A statistic about road safety sits alone in memory. The story of a specific accident, with a specific person, in a specific place, unfolds as a connected sequence that can be reconstructed from multiple entry points. You can find your way back into it from the character, from the setting, from the emotional moment, from the outcome. The story is stored as a network, not a fact.
This is why the most effective science communication, public health messaging, and education do not rely solely on accurate information — they embed accurate information in narrative. The goal is not to replace facts with stories but to give facts a narrative home that the memory can inhabit.
When Story Belief Becomes a Problem
The power of narrative becomes problematic when the story that is vivid and emotionally engaging is false, misleading, or unrepresentative. A single dramatic story about one member of a group can shape beliefs about the entire group in ways that statistics about the group cannot dislodge — because the story is stored as experience, and experience feels like ground truth.
This is the mechanism behind much prejudice and stereotyping: a memorable story about one individual becomes evidence about an entire category, and the emotional vividness of the story gives it more influence than much larger and more representative datasets. The fact that the story is one data point does not reduce its influence, because the narrative processing system does not weight evidence the way statistical reasoning does.

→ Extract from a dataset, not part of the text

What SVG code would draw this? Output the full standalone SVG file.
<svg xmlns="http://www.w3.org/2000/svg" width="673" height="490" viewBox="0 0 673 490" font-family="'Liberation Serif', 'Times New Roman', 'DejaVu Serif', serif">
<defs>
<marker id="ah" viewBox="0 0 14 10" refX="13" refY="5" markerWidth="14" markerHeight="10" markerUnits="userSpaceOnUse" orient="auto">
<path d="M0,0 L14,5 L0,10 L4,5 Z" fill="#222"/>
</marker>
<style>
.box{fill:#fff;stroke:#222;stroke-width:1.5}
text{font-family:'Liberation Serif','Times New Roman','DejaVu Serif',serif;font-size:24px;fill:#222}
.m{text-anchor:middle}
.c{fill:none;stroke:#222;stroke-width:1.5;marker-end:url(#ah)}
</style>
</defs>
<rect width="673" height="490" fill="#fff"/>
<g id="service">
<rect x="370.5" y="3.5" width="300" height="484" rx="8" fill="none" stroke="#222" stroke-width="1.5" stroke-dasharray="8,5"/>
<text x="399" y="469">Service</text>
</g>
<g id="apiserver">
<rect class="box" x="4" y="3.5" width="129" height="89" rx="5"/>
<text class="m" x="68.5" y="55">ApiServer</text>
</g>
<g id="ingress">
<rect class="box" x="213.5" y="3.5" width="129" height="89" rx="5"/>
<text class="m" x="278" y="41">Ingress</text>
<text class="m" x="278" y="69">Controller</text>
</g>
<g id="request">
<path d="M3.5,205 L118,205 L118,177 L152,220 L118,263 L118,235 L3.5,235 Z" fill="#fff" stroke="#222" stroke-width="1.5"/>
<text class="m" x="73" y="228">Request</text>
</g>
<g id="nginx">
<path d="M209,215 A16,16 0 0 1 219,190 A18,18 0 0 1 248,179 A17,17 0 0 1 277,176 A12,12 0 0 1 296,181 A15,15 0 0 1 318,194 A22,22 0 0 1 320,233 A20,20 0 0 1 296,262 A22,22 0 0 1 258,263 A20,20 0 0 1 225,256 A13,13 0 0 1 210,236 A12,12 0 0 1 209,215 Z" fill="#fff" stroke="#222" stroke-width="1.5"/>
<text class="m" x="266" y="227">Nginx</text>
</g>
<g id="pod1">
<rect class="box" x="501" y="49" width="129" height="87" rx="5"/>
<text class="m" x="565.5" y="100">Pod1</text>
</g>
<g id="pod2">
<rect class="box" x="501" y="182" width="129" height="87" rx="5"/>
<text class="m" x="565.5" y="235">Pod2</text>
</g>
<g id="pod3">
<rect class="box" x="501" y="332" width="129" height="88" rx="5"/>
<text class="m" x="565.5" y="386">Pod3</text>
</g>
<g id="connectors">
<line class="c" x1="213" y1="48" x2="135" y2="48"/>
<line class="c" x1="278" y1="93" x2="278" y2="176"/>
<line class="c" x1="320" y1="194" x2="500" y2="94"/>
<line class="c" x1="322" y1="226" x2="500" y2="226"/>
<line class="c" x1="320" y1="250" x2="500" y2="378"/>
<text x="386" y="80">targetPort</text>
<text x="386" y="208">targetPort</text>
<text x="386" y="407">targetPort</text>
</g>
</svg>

Understanding this does not make narrative processing less powerful. It makes it possible to notice when it is running — when a single story is doing the work that should require much more evidence, when the feeling of understanding a story is being confused with the knowledge that the story represents reality accurately.
What the Story-Fact Gap Reveals
The tendency to believe stories more than facts is not a sign of irrationality. It is the output of a brain that evolved to learn from direct experience — from specific events with specific people in specific places — not from abstract summaries of large datasets. Stories approximate direct experience. Statistics do not.
In a world where most important knowledge comes in the form of large-scale data — epidemiology, economics, climate science — this calibration produces systematic gaps between what the evidence shows and what people believe. The evidence is often abstract. The stories that contradict it are vivid and specific.
Closing that gap requires more than presenting better facts. It requires giving facts narrative form — translating abstractions into stories that the brain can simulate, experience, and remember. Not because accuracy does not matter, but because accuracy that cannot be processed is accuracy that cannot be used.